Another risk is the natural seasonality of the business. 80% of CTVA’s seed sales occur between the first and second quarters of the year.  This means Corteva spends the first three quarters ramping up working capital — and a lot of debt. Although the company generates a significant amount of cash from these sales, they don’t collect that cash until the end of Q4. In other words, the company is a net user of cash 3 out of the 4 business quarters. This isn’t ideal in a business model, and it’s a risk we need to take seriously.

Finally let’s talk about debt and pensions. Given the seasonality in their business, Corteva normally ramps up debt levels towards $4B by Q3 before paying it off by the end of the year. Along with this seasonal debt, the company has historical DowDuPont pension plans on its books, which require annual payments of $200-$300M annually. These pension payments directly affect FCFF — resulting in lower cash flows over the course of the next five years. We should treat these as operating expenses and add them on to our capital expenditures when modeling out cash flows.

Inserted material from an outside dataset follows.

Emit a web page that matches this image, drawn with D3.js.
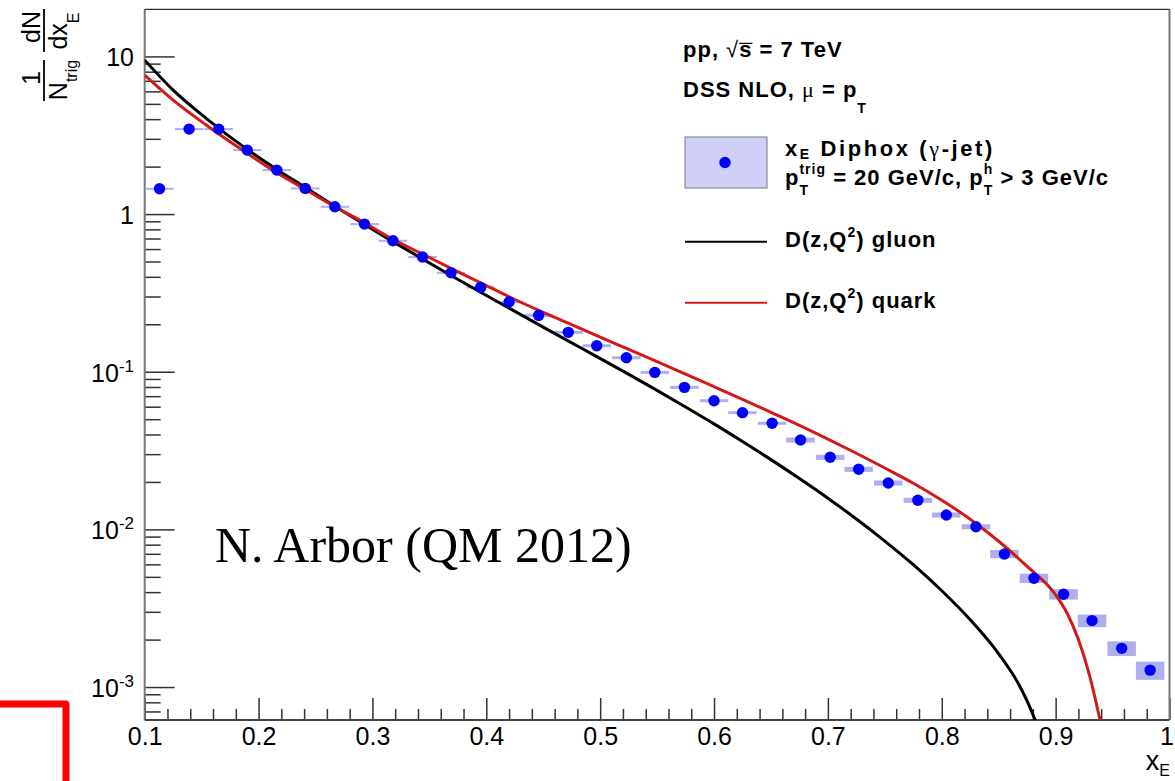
<!DOCTYPE html>
<html>
<head>
<meta charset="utf-8">
<script src="https://cdn.jsdelivr.net/npm/d3@7"></script>
<style>
  body { margin: 0; background: #fff; }
  svg { display: block; }
  text { white-space: pre; }
</style>
</head>
<body>
<div class="chart"></div>
<script>
// ---- data (x_E bin centres, 1/Ntrig dN/dxE) ----
let xE = [0.113, 0.139, 0.165, 0.190, 0.216, 0.241, 0.267, 0.293, 0.318, 0.344, 0.369, 0.395,
          0.420, 0.446, 0.472, 0.497, 0.523, 0.548, 0.574, 0.600, 0.625, 0.651, 0.676, 0.702,
          0.727, 0.753, 0.779, 0.804, 0.830, 0.855, 0.881, 0.907, 0.932, 0.958, 0.983];
let dndx = [1.447, 3.46, 3.46, 2.546, 1.901, 1.455, 1.112, 0.864, 0.677, 0.534, 0.4244, 0.3428,
            0.2767, 0.2278, 0.1778, 0.1462, 0.1227, 0.0991, 0.0796, 0.0655, 0.0550, 0.0471, 0.0369, 0.02866,
            0.02405, 0.01969, 0.01530, 0.01234, 0.01040, 0.00698, 0.00490, 0.00388, 0.00264, 0.00176, 0.00128];
// relative systematic error (box height)
let sysErr = [0.015, 0.015, 0.015, 0.015, 0.015, 0.015, 0.015, 0.015, 0.015, 0.015, 0.015, 0.015,
              0.015, 0.022, 0.022, 0.022, 0.022, 0.022, 0.022, 0.022, 0.022, 0.022, 0.037, 0.037,
              0.037, 0.037, 0.037, 0.037, 0.037, 0.060, 0.068, 0.076, 0.092, 0.107, 0.132];
let binHalf = 0.0125;

// DSS NLO fragmentation curves
let gluonX = [0.1, 0.125, 0.154, 0.190, 0.216, 0.241, 0.267, 0.293, 0.318, 0.344, 0.369, 0.395,
              0.420, 0.446, 0.471, 0.497, 0.522, 0.548, 0.575, 0.600, 0.625, 0.650, 0.675, 0.700,
              0.725, 0.750, 0.775, 0.800, 0.825, 0.850, 0.865, 0.875, 0.882];
let gluonY = [9.47, 6.11, 4.05, 2.573, 1.920, 1.477, 1.121, 0.859, 0.669, 0.519, 0.408, 0.319,
              0.253, 0.199, 0.158, 0.1248, 0.0991, 0.0776, 0.0598, 0.0467, 0.0361, 0.0277, 0.0210, 0.01577,
              0.01164, 0.00843, 0.00597, 0.00408, 0.00267, 0.001625, 0.001123, 0.000814, 0.000618];
let quarkX = [0.1, 0.125, 0.154, 0.190, 0.216, 0.242, 0.267, 0.293, 0.318, 0.344, 0.369, 0.395,
              0.420, 0.446, 0.471, 0.497, 0.522, 0.548, 0.575, 0.600, 0.625, 0.650, 0.675, 0.700,
              0.725, 0.750, 0.775, 0.800, 0.825, 0.850, 0.875, 0.900, 0.910, 0.920, 0.930, 0.939];
let quarkY = [7.61, 5.28, 3.67, 2.427, 1.827, 1.420, 1.112, 0.881, 0.691, 0.558, 0.4524, 0.3667,
              0.2989, 0.2451, 0.2045, 0.1692, 0.1416, 0.1175, 0.0966, 0.0804, 0.0668, 0.0553, 0.0457, 0.0374,
              0.0304, 0.0245, 0.0196, 0.0153, 0.0116, 0.00841, 0.00582, 0.00385, 0.00295, 0.00200, 0.00117, 0.000618];

// ticks
let xTicks = [0.1, 0.2, 0.3, 0.4, 0.5, 0.6, 0.7, 0.8, 0.9, 1];
let xTickLabels = ['0.1', '0.2', '0.3', '0.4', '0.5', '0.6', '0.7', '0.8', '0.9', '1'];
let yMajor = [0.001, 0.01, 0.1, 1, 10];
let yTickBase = ['10', '10', '10', '1', '10'];
let yTickExp = ['-3', '-2', '-1', '', ''];

let w = 1175, h = 781;
let frame = {left: 144.7, right: 1169.5, top: 9.3, bottom: 720};
let sans = '"Liberation Sans", Arial, Helvetica, sans-serif';
let serif = '"Liberation Serif", "Times New Roman", serif';

let svg = d3.select('.chart').append('svg').attr('width', w).attr('height', h);

let xScale = d3.scaleLinear().domain([0.1, 1]).range([frame.left, frame.right]);
let yScale = d3.scaleLog().domain([6.18e-4, 19.9]).range([frame.bottom, frame.top]);

/* ==== text helpers ==== */
let measurer = svg.append('text').attr('visibility', 'hidden');
function textWidth(str, size, weight, family, ls) {
    measurer.attr('font-size', size).attr('font-weight', weight).attr('font-family', family)
        .attr('letter-spacing', ls).text(str);
    return measurer.node().getComputedTextLength();
}

function richText(parent, x, y, pieces, anchor, base) {
    let g = parent.append('g');
    let cursor = 0, lastX = 0;
    pieces.forEach(function (p) {
        let size = p.size || base.size;
        let weight = p.weight || base.weight;
        let family = p.family || base.family;
        let ls = base.ls || 0;
        let pw = textWidth(p.t, size, weight, family, ls);
        let px;
        if (p.stack) {
            px = lastX;
            cursor = Math.max(cursor, lastX + pw);
        } else {
            px = cursor + (p.pre || 0);
            cursor = px + pw;
        }
        g.append('text')
            .attr('x', px)
            .attr('y', p.shift || 0)
            .attr('font-size', size)
            .attr('font-weight', weight)
            .attr('font-family', family)
            .attr('letter-spacing', ls)
            .attr('fill', base.fill || '#000')
            .text(p.t);
        if (p.over) {
            g.append('line')
                .attr('x1', px).attr('x2', px + pw)
                .attr('y1', -size * 0.62).attr('y2', -size * 0.62)
                .attr('stroke', '#000').attr('stroke-width', 1.2);
        }
        lastX = px;
    });
    let dx = anchor === 'middle' ? -cursor / 2 : anchor === 'end' ? -cursor : 0;
    g.attr('transform', 'translate(' + (x + dx) + ',' + y + ')');
    return g;
}

/* ==== decoration (red corner) ==== */
svg.append('path')
    .attr('d', 'M0,704 H66 V781')
    .attr('fill', 'none')
    .attr('stroke', '#ff0000')
    .attr('stroke-width', 7)
    .attr('stroke-linejoin', 'round');

/* ==== AXES ===== */
let yMinor = yScale.ticks().filter(function (v) {
    return yMajor.indexOf(v) < 0 && yScale(v) >= frame.top && yScale(v) <= frame.bottom;
});
let xMinor = d3.range(0.12, 1.0, 0.02).filter(function (v) {
    return Math.abs(v * 10 - Math.round(v * 10)) > 0.01;
});

let xAxisMinor = svg.append('g')
    .attr('transform', 'translate(0,' + frame.bottom + ')')
    .call(d3.axisBottom(xScale).tickValues(xMinor).tickSize(-11).tickFormat(''));
let xAxisMajor = svg.append('g')
    .attr('transform', 'translate(0,' + frame.bottom + ')')
    .call(d3.axisBottom(xScale).tickValues(xTicks).tickSize(-22).tickPadding(7)
        .tickFormat(function (d, i) { return xTickLabels[i]; }));
xAxisMajor.attr('font-family', sans).attr('font-size', 25);
xAxisMajor.selectAll('.tick text')
    .attr('fill', '#000')
    .attr('dx', function (d) { return d === 1 ? -3 : 0; });

let yAxisMinor = svg.append('g')
    .attr('transform', 'translate(' + frame.left + ',0)')
    .call(d3.axisLeft(yScale).tickValues(yMinor).tickSize(-16).tickFormat(''));
let yAxisMajor = svg.append('g')
    .attr('transform', 'translate(' + frame.left + ',0)')
    .call(d3.axisLeft(yScale).tickValues(yMajor).tickSize(-30).tickFormat(''));

[xAxisMinor, xAxisMajor, yAxisMinor, yAxisMajor].forEach(function (a) {
    a.select('.domain').remove();
    a.selectAll('.tick line').attr('stroke', '#333').attr('stroke-width', 1.5);
});

yMajor.forEach(function (v, i) {
    let pieces = [{t: yTickBase[i]}];
    if (yTickExp[i]) pieces.push({t: yTickExp[i], size: 17, shift: -10});
    richText(svg, 134, yScale(v) + 10, pieces, 'end', {size: 25, weight: 'normal', family: sans});
});

/* ==== frame ==== */
svg.append('line').attr('x1', frame.left).attr('x2', frame.left).attr('y1', frame.top).attr('y2', frame.bottom)
    .attr('stroke', '#777').attr('stroke-width', 2);
svg.append('line').attr('x1', frame.right).attr('x2', frame.right).attr('y1', frame.top).attr('y2', frame.bottom)
    .attr('stroke', '#777').attr('stroke-width', 2);
svg.append('line').attr('x1', frame.left).attr('x2', frame.right).attr('y1', frame.top).attr('y2', frame.top)
    .attr('stroke', '#333').attr('stroke-width', 1.2);
svg.append('line').attr('x1', frame.left).attr('x2', frame.right).attr('y1', frame.bottom).attr('y2', frame.bottom)
    .attr('stroke', '#444').attr('stroke-width', 2);

/* ==== axis titles ==== */
richText(svg, 1170, 770, [{t: 'x'}, {t: 'E', size: 16, shift: 6}], 'end', {size: 27, weight: 'normal', family: sans});

let yTitle = svg.append('g').attr('transform', 'rotate(-90)');
let tBase = {size: 25, weight: 'normal', family: sans};
richText(yTitle, -78, 40, [{t: '1'}], 'middle', tBase);
richText(yTitle, -80, 67, [{t: 'N'}, {t: 'trig', size: 16, shift: 10}], 'middle', tBase);
yTitle.append('line').attr('x1', -101).attr('x2', -60).attr('y1', 44).attr('y2', 44)
    .attr('stroke', '#000').attr('stroke-width', 1.8);
richText(yTitle, -27, 40, [{t: 'dN'}], 'middle', tBase);
richText(yTitle, -31, 67, [{t: 'dx'}, {t: 'E', size: 16, shift: 12}], 'middle', tBase);
yTitle.append('line').attr('x1', -52).attr('x2', -9).attr('y1', 44).attr('y2', 44)
    .attr('stroke', '#000').attr('stroke-width', 1.8);

/* ==== DATA: boxes, curves, points ==== */
svg.append('clipPath')
    .attr('id', 'plot-area')
    .append('rect')
    .attr('x', frame.left)
    .attr('y', frame.top)
    .attr('width', frame.right - frame.left)
    .attr('height', frame.bottom - frame.top);

let points = xE.map(function (x, i) { return {x: x, y: dndx[i], e: sysErr[i]}; });

svg.append('g').selectAll('rect')
    .data(points)
    .enter()
    .append('rect')
    .attr('x', function (d) { return xScale(d.x - binHalf); })
    .attr('width', function (d) { return xScale(d.x + binHalf) - xScale(d.x - binHalf); })
    .attr('y', function (d) { return yScale(d.y * (1 + d.e)); })
    .attr('height', function (d) { return Math.max(1.8, yScale(d.y * (1 - d.e)) - yScale(d.y * (1 + d.e))); })
    .attr('fill', '#aeb0ee');

let curve = d3.line()
    .x(function (d) { return xScale(d[0]); })
    .y(function (d) { return yScale(d[1]); })
    .curve(d3.curveMonotoneX);

svg.append('path')
    .datum(gluonX.map(function (x, i) { return [x, gluonY[i]]; }))
    .attr('d', curve)
    .attr('fill', 'none')
    .attr('stroke', '#000')
    .attr('stroke-width', 3)
    .attr('clip-path', 'url(#plot-area)');

svg.append('path')
    .datum(quarkX.map(function (x, i) { return [x, quarkY[i]]; }))
    .attr('d', curve)
    .attr('fill', 'none')
    .attr('stroke', '#d21a1a')
    .attr('stroke-width', 3)
    .attr('clip-path', 'url(#plot-area)');

svg.append('g').selectAll('circle')
    .data(points)
    .enter()
    .append('circle')
    .attr('cx', function (d) { return xScale(d.x); })
    .attr('cy', function (d) { return yScale(d.y); })
    .attr('r', 5.7)
    .attr('fill', '#0000ff');

/* ==== LEGEND ==== */
let lBase = {size: 22, weight: 'bold', family: sans, ls: 1};
let lWide = {size: 22, weight: 'bold', family: sans, ls: 2.6};
richText(svg, 683, 57, [{t: 'pp, '}, {t: '\u221A', weight: 'normal'}, {t: 's', over: true}, {t: ' = 7 TeV'}], 'start', lBase);
richText(svg, 683, 97, [{t: 'DSS NLO, '}, {t: '\u03BC', weight: 'normal', family: serif}, {t: ' = p'},
    {t: 'T', size: 14, shift: 16}], 'start', lBase);

svg.append('rect')
    .attr('x', 685).attr('y', 137).attr('width', 82).attr('height', 51)
    .attr('fill', '#cfcff7').attr('stroke', '#8a8a9a').attr('stroke-width', 1.2);
svg.append('circle').attr('cx', 725).attr('cy', 162.5).attr('r', 5.7).attr('fill', '#0000ff');

richText(svg, 785, 156, [{t: 'x'}, {t: 'E', size: 14, shift: 3}, {t: ' Diphox ('},
    {t: '\u03B3', weight: 'normal', family: serif}, {t: '-jet)'}], 'start', lWide);
richText(svg, 785, 185, [{t: 'p'}, {t: 'T', size: 14, shift: 10}, {t: 'trig', size: 14, shift: -11, stack: true},
    {t: ' = 20 GeV/c, p'}, {t: 'T', size: 14, shift: 10}, {t: 'h', size: 14, shift: -11, stack: true},
    {t: ' > 3 GeV/c'}], 'start', lBase);

svg.append('line').attr('x1', 685).attr('x2', 767).attr('y1', 241.7).attr('y2', 241.7)
    .attr('stroke', '#000').attr('stroke-width', 2);
richText(svg, 785, 247, [{t: 'D(z,Q'}, {t: '2', size: 14, shift: -10}, {t: ') gluon'}], 'start', lBase);

svg.append('line').attr('x1', 685).attr('x2', 767).attr('y1', 302.7).attr('y2', 302.7)
    .attr('stroke', '#d21a1a').attr('stroke-width', 2);
richText(svg, 785, 308, [{t: 'D(z,Q'}, {t: '2', size: 14, shift: -10}, {t: ') quark'}], 'start', lBase);

/* ==== annotation ==== */
svg.append('text')
    .attr('x', 215)
    .attr('y', 562)
    .attr('font-family', serif)
    .attr('font-size', 50)
    .attr('fill', '#000')
    .text('N. Arbor (QM 2012)');
</script>
</body>
</html>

It’s Not Undervalued — Not Yet

At current share prices (around $27), I don’t think CTVA is undervalued. Rather at that price I would call it fairly priced. This means we’re faced with the dreaded questions: Do we pay a good price for a great business? Do we wait for the great business to offer a great price? I don’t know the right answer. What I do know is I would really like to buy shares for under $20. There are too many good opportunities out there to rush your entry price. Corteva has the chance to be a great opportunity — but only when the price allows.